===== INPUT ROWS
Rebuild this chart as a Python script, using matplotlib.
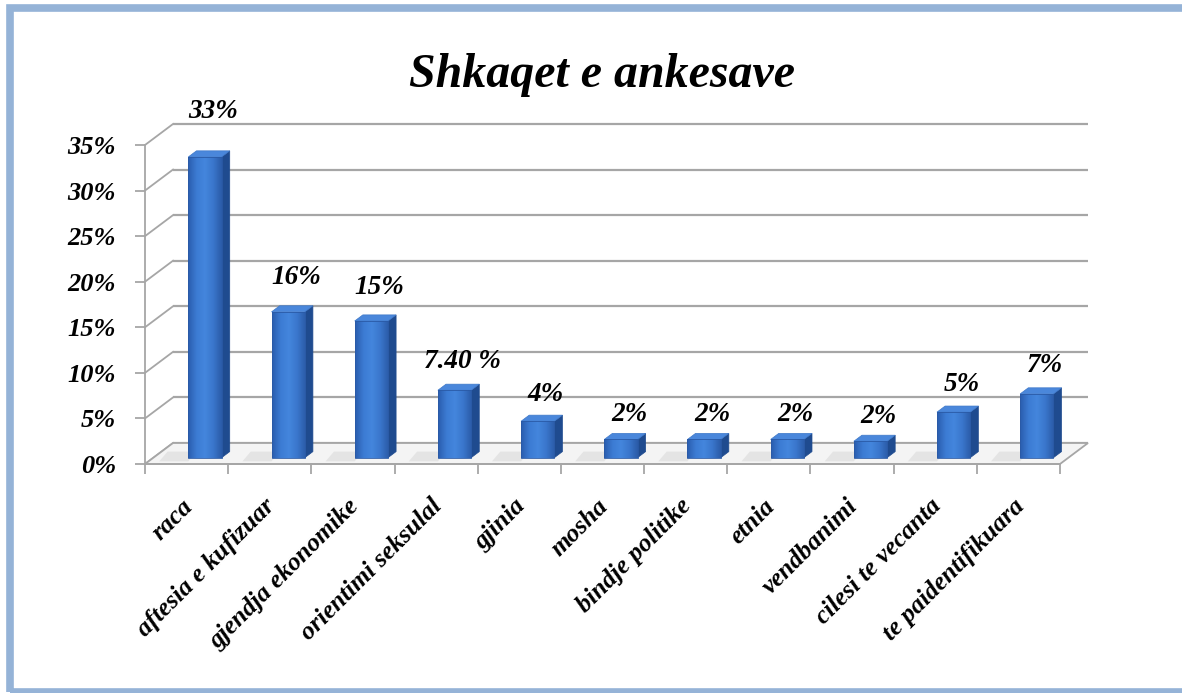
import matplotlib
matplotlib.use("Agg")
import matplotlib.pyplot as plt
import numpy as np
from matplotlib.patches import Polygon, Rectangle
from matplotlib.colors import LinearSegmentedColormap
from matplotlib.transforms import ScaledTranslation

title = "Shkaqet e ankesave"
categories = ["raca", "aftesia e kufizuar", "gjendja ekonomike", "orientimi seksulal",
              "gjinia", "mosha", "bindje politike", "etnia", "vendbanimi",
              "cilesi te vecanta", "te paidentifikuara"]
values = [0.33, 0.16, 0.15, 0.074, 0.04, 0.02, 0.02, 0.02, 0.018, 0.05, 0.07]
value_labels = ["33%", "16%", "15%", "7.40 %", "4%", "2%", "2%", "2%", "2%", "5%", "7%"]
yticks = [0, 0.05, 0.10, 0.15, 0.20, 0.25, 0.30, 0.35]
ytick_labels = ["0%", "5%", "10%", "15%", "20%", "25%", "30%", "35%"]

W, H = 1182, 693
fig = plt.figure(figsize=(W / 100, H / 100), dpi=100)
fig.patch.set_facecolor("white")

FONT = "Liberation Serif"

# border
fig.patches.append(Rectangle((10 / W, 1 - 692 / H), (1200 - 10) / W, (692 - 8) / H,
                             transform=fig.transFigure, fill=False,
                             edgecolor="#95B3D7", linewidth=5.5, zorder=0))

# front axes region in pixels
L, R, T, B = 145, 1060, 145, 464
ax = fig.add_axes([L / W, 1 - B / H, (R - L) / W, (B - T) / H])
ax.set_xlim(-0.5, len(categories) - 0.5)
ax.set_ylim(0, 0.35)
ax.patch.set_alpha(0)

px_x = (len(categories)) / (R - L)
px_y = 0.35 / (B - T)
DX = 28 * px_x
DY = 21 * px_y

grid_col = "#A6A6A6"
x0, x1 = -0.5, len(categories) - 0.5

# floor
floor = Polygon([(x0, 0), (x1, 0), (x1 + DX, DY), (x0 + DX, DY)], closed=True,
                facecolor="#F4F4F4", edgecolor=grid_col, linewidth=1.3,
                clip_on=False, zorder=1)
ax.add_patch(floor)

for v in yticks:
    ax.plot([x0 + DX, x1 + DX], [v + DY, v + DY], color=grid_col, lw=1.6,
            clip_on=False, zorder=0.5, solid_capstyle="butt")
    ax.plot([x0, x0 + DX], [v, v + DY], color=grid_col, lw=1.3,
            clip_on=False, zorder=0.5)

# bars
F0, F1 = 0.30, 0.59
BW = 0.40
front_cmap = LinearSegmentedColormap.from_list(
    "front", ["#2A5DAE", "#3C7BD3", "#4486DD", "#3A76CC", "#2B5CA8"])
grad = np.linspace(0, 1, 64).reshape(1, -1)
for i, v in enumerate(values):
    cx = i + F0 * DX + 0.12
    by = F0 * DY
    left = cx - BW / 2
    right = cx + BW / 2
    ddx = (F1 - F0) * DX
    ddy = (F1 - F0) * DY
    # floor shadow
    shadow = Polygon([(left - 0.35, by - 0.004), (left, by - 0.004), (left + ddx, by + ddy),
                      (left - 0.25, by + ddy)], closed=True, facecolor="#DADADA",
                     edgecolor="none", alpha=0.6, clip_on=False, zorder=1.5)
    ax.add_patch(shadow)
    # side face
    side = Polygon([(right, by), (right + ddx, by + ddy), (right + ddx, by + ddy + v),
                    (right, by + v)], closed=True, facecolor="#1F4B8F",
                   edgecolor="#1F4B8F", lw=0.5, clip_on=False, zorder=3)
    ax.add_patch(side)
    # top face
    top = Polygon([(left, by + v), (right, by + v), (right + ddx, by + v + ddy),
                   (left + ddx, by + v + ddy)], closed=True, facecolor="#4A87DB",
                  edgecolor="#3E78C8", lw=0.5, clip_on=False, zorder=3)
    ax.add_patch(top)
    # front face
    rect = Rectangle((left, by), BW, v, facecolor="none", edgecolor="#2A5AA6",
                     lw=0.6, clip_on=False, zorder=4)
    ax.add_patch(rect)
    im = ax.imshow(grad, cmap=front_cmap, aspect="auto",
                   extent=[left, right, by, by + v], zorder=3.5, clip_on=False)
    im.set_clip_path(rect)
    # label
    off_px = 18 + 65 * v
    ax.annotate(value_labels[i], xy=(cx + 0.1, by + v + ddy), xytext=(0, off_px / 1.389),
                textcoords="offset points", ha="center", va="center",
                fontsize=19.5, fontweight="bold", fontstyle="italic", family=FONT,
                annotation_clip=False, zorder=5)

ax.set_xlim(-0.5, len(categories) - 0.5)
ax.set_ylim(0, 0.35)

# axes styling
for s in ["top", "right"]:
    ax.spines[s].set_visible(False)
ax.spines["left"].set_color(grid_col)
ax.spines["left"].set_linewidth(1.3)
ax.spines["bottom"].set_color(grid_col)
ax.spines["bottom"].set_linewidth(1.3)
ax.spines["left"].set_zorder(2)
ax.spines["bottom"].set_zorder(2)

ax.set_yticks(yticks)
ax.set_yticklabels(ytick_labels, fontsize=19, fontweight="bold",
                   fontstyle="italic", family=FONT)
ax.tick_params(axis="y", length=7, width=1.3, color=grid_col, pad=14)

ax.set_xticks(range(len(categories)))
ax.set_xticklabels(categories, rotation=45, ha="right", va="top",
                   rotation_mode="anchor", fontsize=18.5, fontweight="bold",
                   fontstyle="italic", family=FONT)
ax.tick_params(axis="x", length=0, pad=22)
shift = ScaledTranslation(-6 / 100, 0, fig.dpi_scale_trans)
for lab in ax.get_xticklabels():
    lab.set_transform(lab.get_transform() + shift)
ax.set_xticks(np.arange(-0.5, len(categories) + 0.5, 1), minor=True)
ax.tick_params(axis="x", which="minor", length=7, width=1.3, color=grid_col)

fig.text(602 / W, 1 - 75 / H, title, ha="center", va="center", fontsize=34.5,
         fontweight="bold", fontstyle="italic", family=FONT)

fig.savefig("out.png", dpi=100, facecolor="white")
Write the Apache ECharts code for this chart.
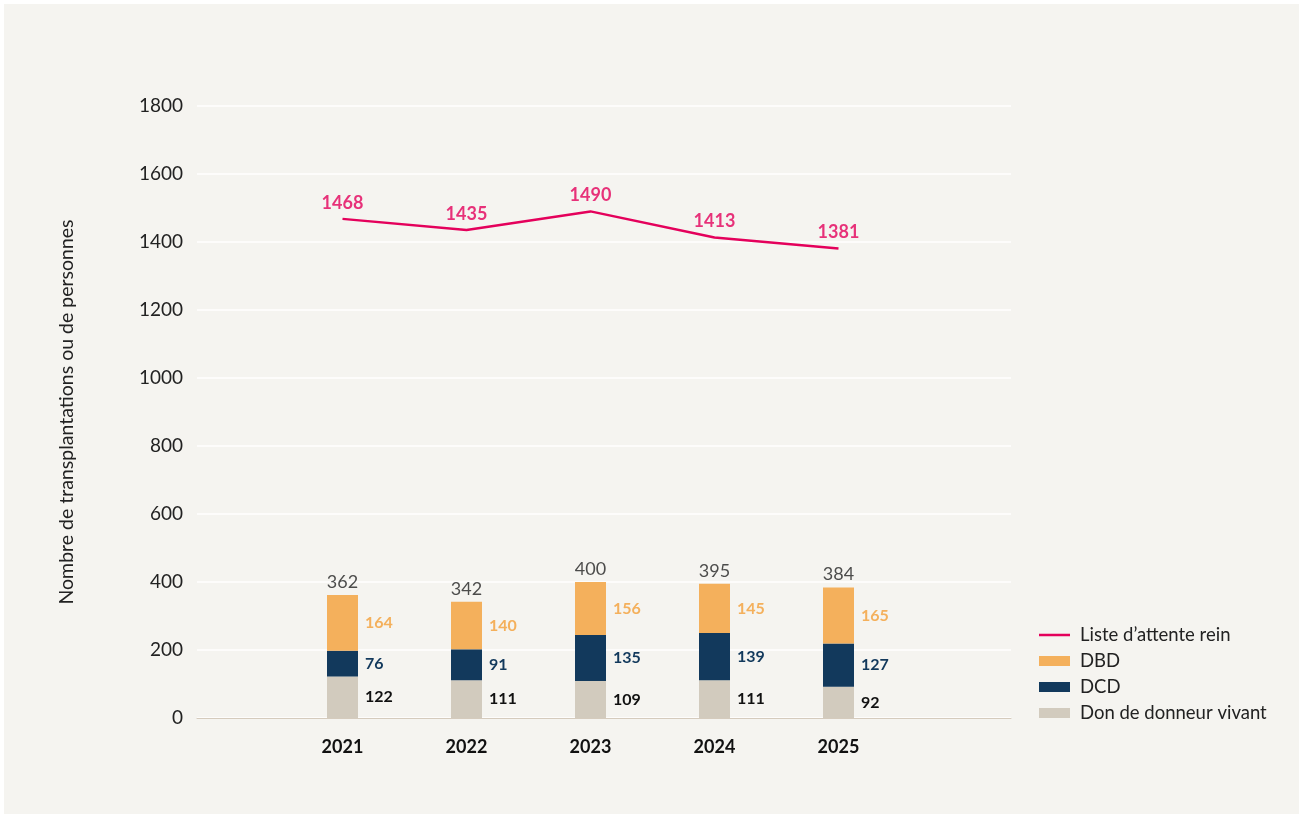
==========
◆ REQUIREMENT
Find how many lines hold the string "matplotlib", and state that number alone.

◆ OUTPUT FOR THIS EXERCISE
7